I currently have a problem, that can be stated like this:
Given two matrices $ A= \begin{bmatrix} A_1 \\ A_2\end{bmatrix}$ and $B=\begin{bmatrix} B_1 &B_2 &B_3\end{bmatrix}$, we basically have some kind of low rank format of $A\cdot B= \begin{bmatrix} A_1 B_1 & A_1 B_2 & A_1 B_3 \\ A_2B_1 & A_2 B_2 & A_2 B_3\end{bmatrix}$ and that is fine and good.
But what I truely have is $(A\cdot B)^{\prime} := \begin{bmatrix} A_1 B_1 & A_2 B_1 \\ A_1 B_2 & A_2 B_2 \\ A_1 B_3 & A_2 B_3 \\\end{bmatrix}$, which is basically a transpose of the blocks of the above matrix, but with the blocks itself not transposed.
I now want to take this new matrix back to the low rank format $C=\begin{bmatrix} C_1\\ C_2 \\ C_3\end{bmatrix}$ and $D = \begin{bmatrix}D_1 & D_2 \end{bmatrix}$.

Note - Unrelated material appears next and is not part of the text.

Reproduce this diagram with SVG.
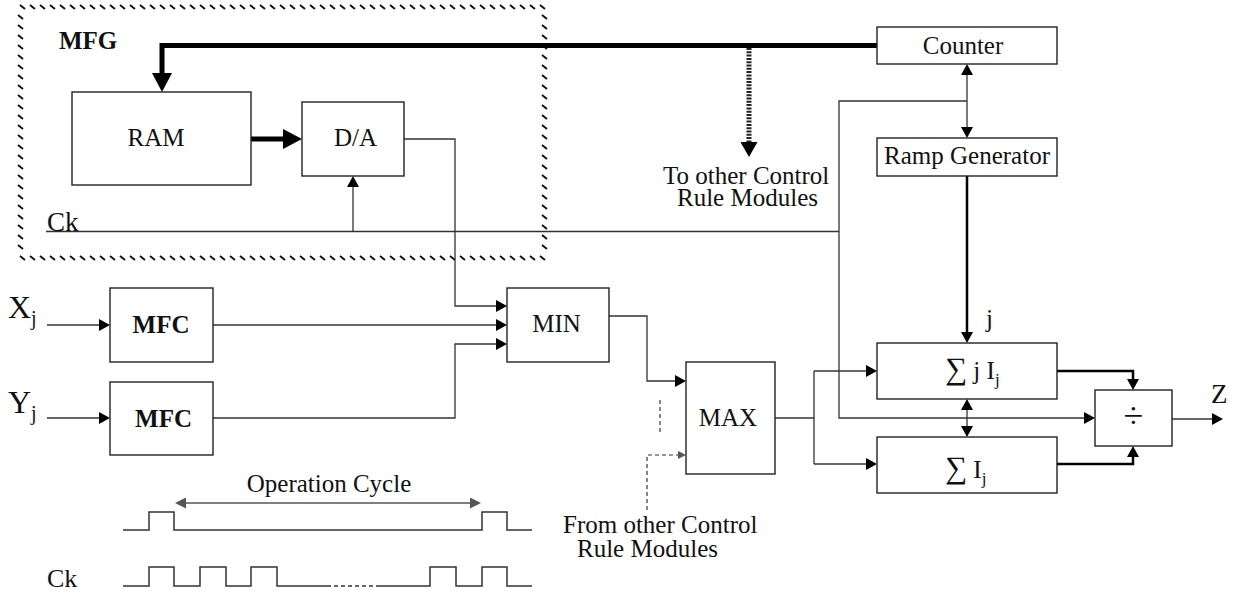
<svg xmlns="http://www.w3.org/2000/svg" width="1242" height="594" viewBox="0 0 1242 594">
<style>
.box{fill:#fff;stroke:#222;stroke-width:1.4}
.ln{fill:none;stroke:#333;stroke-width:1.3}
.thick{fill:none;stroke:#000;stroke-width:5}
.med{fill:none;stroke:#000;stroke-width:2.5}
.dash{fill:none;stroke:#333;stroke-width:1.2;stroke-dasharray:4 3}
.sig{fill:none;stroke:#333;stroke-width:1.5}
.tick{fill:none;stroke:#111;stroke-width:1.9}
.t{font-family:"Liberation Serif","Times New Roman",serif;font-size:25px;fill:#111}
.b{font-weight:bold}
</style>
<defs>
<marker id="a" markerUnits="userSpaceOnUse" markerWidth="11" markerHeight="12" viewBox="0 0 11 12" refX="0" refY="6" orient="auto-start-reverse">
<path d="M0,0 L11,6 L0,12 z" fill="#000"/>
</marker>
<marker id="big" markerUnits="userSpaceOnUse" markerWidth="19" markerHeight="20" viewBox="0 0 19 20" refX="0" refY="10" orient="auto">
<path d="M0,0 L19,10 L0,20 z" fill="#000"/>
</marker>
<marker id="mid" markerUnits="userSpaceOnUse" markerWidth="15" markerHeight="17" viewBox="0 0 15 17" refX="0" refY="8.5" orient="auto">
<path d="M0,0 L15,8.5 L0,17 z" fill="#000"/>
</marker>
<marker id="g" markerUnits="userSpaceOnUse" markerWidth="11" markerHeight="11" viewBox="0 0 11 11" refX="0" refY="5.5" orient="auto-start-reverse">
<path d="M0,0 L11,5.5 L0,11 z" fill="#555"/>
</marker>
<marker id="s" markerUnits="userSpaceOnUse" markerWidth="8" markerHeight="8" viewBox="0 0 8 8" refX="0" refY="4" orient="auto">
<path d="M0,0 L8,4 L0,8 z" fill="#555"/>
</marker>
</defs>
<rect width="1242" height="594" fill="#fff"/>

<g id="mfg-frame">
<path class="tick" d="M20,5 l5,4m5,-4l5,4m5,-4l5,4m5,-4l5,4m5,-4l5,4m5,-4l5,4m5,-4l5,4m5,-4l5,4m5,-4l5,4m5,-4l5,4m5,-4 l5,4m5,-4l5,4m5,-4l5,4m5,-4l5,4m5,-4l5,4m5,-4l5,4m5,-4l5,4m5,-4l5,4m5,-4l5,4m5,-4l5,4m5,-4 l5,4m5,-4l5,4m5,-4l5,4m5,-4l5,4m5,-4l5,4m5,-4l5,4m5,-4l5,4m5,-4l5,4m5,-4l5,4m5,-4l5,4m5,-4 l5,4m5,-4l5,4m5,-4l5,4m5,-4l5,4m5,-4l5,4m5,-4l5,4m5,-4l5,4m5,-4l5,4m5,-4l5,4m5,-4l5,4m5,-4 l5,4m5,-4l5,4m5,-4l5,4m5,-4l5,4m5,-4l5,4m5,-4l5,4m5,-4l5,4m5,-4l5,4m5,-4l5,4m5,-4l5,4m5,-4 l5,4m5,-4l5,4m5,-4l5,4"/>
<path class="tick" d="M20,256 l5,4m5,-4l5,4m5,-4l5,4m5,-4l5,4m5,-4l5,4m5,-4l5,4m5,-4l5,4m5,-4l5,4m5,-4l5,4m5,-4l5,4m5,-4 l5,4m5,-4l5,4m5,-4l5,4m5,-4l5,4m5,-4l5,4m5,-4l5,4m5,-4l5,4m5,-4l5,4m5,-4l5,4m5,-4l5,4m5,-4 l5,4m5,-4l5,4m5,-4l5,4m5,-4l5,4m5,-4l5,4m5,-4l5,4m5,-4l5,4m5,-4l5,4m5,-4l5,4m5,-4l5,4m5,-4 l5,4m5,-4l5,4m5,-4l5,4m5,-4l5,4m5,-4l5,4m5,-4l5,4m5,-4l5,4m5,-4l5,4m5,-4l5,4m5,-4l5,4m5,-4 l5,4m5,-4l5,4m5,-4l5,4m5,-4l5,4m5,-4l5,4m5,-4l5,4m5,-4l5,4m5,-4l5,4m5,-4l5,4m5,-4l5,4m5,-4 l5,4m5,-4l5,4m5,-4l5,4"/>
<path class="tick" d="M18,15 l5,4m-5,6l5,4m-5,6l5,4m-5,6l5,4m-5,6l5,4m-5,6l5,4m-5,6l5,4m-5,6l5,4m-5,6l5,4m-5,6l5,4m-5,6 l5,4m-5,6l5,4m-5,6l5,4m-5,6l5,4m-5,6l5,4m-5,6l5,4m-5,6l5,4m-5,6l5,4m-5,6l5,4m-5,6l5,4m-5,6 l5,4m-5,6l5,4m-5,6l5,4m-5,6l5,4"/>
<path class="tick" d="M542,15 l5,4m-5,6l5,4m-5,6l5,4m-5,6l5,4m-5,6l5,4m-5,6l5,4m-5,6l5,4m-5,6l5,4m-5,6l5,4m-5,6l5,4m-5,6 l5,4m-5,6l5,4m-5,6l5,4m-5,6l5,4m-5,6l5,4m-5,6l5,4m-5,6l5,4m-5,6l5,4m-5,6l5,4m-5,6l5,4m-5,6 l5,4m-5,6l5,4m-5,6l5,4m-5,6l5,4"/>
<text class="t b" x="59" y="49">MFG</text>
</g>

<g id="connectors">
<path class="thick" d="M877,45.5 H162 V73" marker-end="url(#big)"/>
<path class="thick" d="M251,139 H283" marker-end="url(#big)"/>
<path d="M749,48 V142" fill="none" stroke="#222" stroke-width="5" stroke-dasharray="2 1.3" marker-end="url(#mid)"/>
<path class="ln" d="M46,231.5 H839"/>
<path class="ln" d="M353,231.5 V187" marker-end="url(#a)"/>
<path class="ln" d="M404,139 H455 V306 H496" marker-end="url(#a)"/>
<path class="ln" d="M47,325 H99" marker-end="url(#a)"/>
<path class="ln" d="M47,418 H99" marker-end="url(#a)"/>
<path class="ln" d="M213,325 H496" marker-end="url(#a)"/>
<path class="ln" d="M213,418 H455 V344 H496" marker-end="url(#a)"/>
<path class="ln" d="M609,316 H647 V381 H675" marker-end="url(#a)"/>
<path class="dash" d="M660,400 V435"/>
<path class="dash" d="M647,510 V455 H678" marker-end="url(#s)"/>
<path class="ln" d="M775,418 H814"/>
<path class="ln" d="M814,371 V464"/>
<path class="ln" d="M814,371 H866" marker-end="url(#a)"/>
<path class="ln" d="M814,464 H866" marker-end="url(#a)"/>
<path class="ln" d="M967,75 V127" marker-start="url(#a)" marker-end="url(#a)"/>
<path class="ln" d="M967,101 H839 V418 H1084" marker-end="url(#a)"/>
<path class="med" d="M967,176 V332" marker-end="url(#a)"/>
<path class="ln" d="M967,410 V426" marker-start="url(#a)" marker-end="url(#a)"/>
<path class="med" d="M1057,371 H1133 V379" marker-end="url(#a)"/>
<path class="med" d="M1057,464 H1133 V457" marker-end="url(#a)"/>
<path class="ln" d="M1172,419 H1212" marker-end="url(#a)"/>
</g>

<g id="ram"><rect class="box" x="72" y="92" width="179" height="93"/><text class="t" x="156" y="146" text-anchor="middle">RAM</text></g>
<g id="da"><rect class="box" x="302" y="102" width="102" height="74"/><text class="t" x="355.5" y="146" text-anchor="middle">D/A</text></g>
<g id="counter"><rect class="box" x="877" y="27" width="180" height="37"/><text class="t" x="963" y="54" text-anchor="middle">Counter</text></g>
<g id="ramp"><rect class="box" x="877" y="138" width="180" height="38"/><text class="t" x="967" y="164" text-anchor="middle">Ramp Generator</text></g>
<g id="mfc1"><rect class="box" x="110" y="288" width="103" height="74"/><text class="t b" x="161" y="333" text-anchor="middle">MFC</text></g>
<g id="mfc2"><rect class="box" x="110" y="382" width="103" height="73"/><text class="t b" x="163.5" y="427" text-anchor="middle">MFC</text></g>
<g id="min"><rect class="box" x="507" y="288" width="102" height="74"/><text class="t" x="556.5" y="332" text-anchor="middle">MIN</text></g>
<g id="max"><rect class="box" x="686" y="362" width="89" height="112"/><text class="t" x="728" y="426" text-anchor="middle">MAX</text></g>
<g id="sumjij"><rect class="box" x="877" y="343" width="180" height="56"/><text class="t" x="945" y="379"><tspan font-size="31">∑</tspan> j I<tspan font-size="17" dy="6">j</tspan></text></g>
<g id="sumij"><rect class="box" x="877" y="437" width="180" height="56"/><text class="t" x="945" y="478"><tspan font-size="31">∑</tspan> I<tspan font-size="17" dy="6">j</tspan></text></g>
<g id="div"><rect class="box" x="1095" y="390" width="77" height="56"/><text class="t" x="1133.5" y="428" text-anchor="middle" style="font-size:36px">÷</text></g>

<g id="labels">
<text class="t" x="8" y="318" style="font-size:32px">X<tspan font-size="20" dy="7">j</tspan></text>
<text class="t" x="8" y="413" style="font-size:32px">Y<tspan font-size="20" dy="7">j</tspan></text>
<text class="t" x="47" y="231" style="font-size:27px">Ck</text>
<text class="t" x="986" y="327">j</text>
<text class="t" x="1211" y="403" style="font-size:27px">Z</text>
<text class="t" y="184"><tspan x="663">To other Control</tspan><tspan x="677" y="206">Rule Modules</tspan></text>
<text class="t" y="533"><tspan x="563">From other Control</tspan><tspan x="577" y="557">Rule Modules</tspan></text>
</g>

<g id="timing">
<text class="t" x="329" y="492" text-anchor="middle">Operation Cycle</text>
<path d="M186,503 H470" fill="none" stroke="#555" stroke-width="1.5" marker-start="url(#g)" marker-end="url(#g)"/>
<path class="sig" d="M123,530 H149 V512 H174 V530 H482 V512 H507 V530 H532"/>
<path class="sig" d="M123,586 H149 V567 H174 V586 H200 V567 H226 V586 H251 V567 H277 V586 H327"/>
<path class="sig" d="M327,586 H378" stroke-dasharray="4 3"/>
<path class="sig" d="M378,586 H430 V567 H456 V586 H482 V567 H507 V586 H532"/>
<text class="t" x="47" y="587" style="font-size:26px">Ck</text>
</g>
</svg>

Is there any good method to calculate $C$ and $D$ (in the block format) from $A$ and $B$? I could calculate $(A \cdot B)^\prime$ and do a singular value decomposition. But are there any easier methods, that I have not heard of yet?
Edit: We have, that all $A_i$ are of the same size, so are $B_i$. We also want this for $C_i$ and for all $D_i$.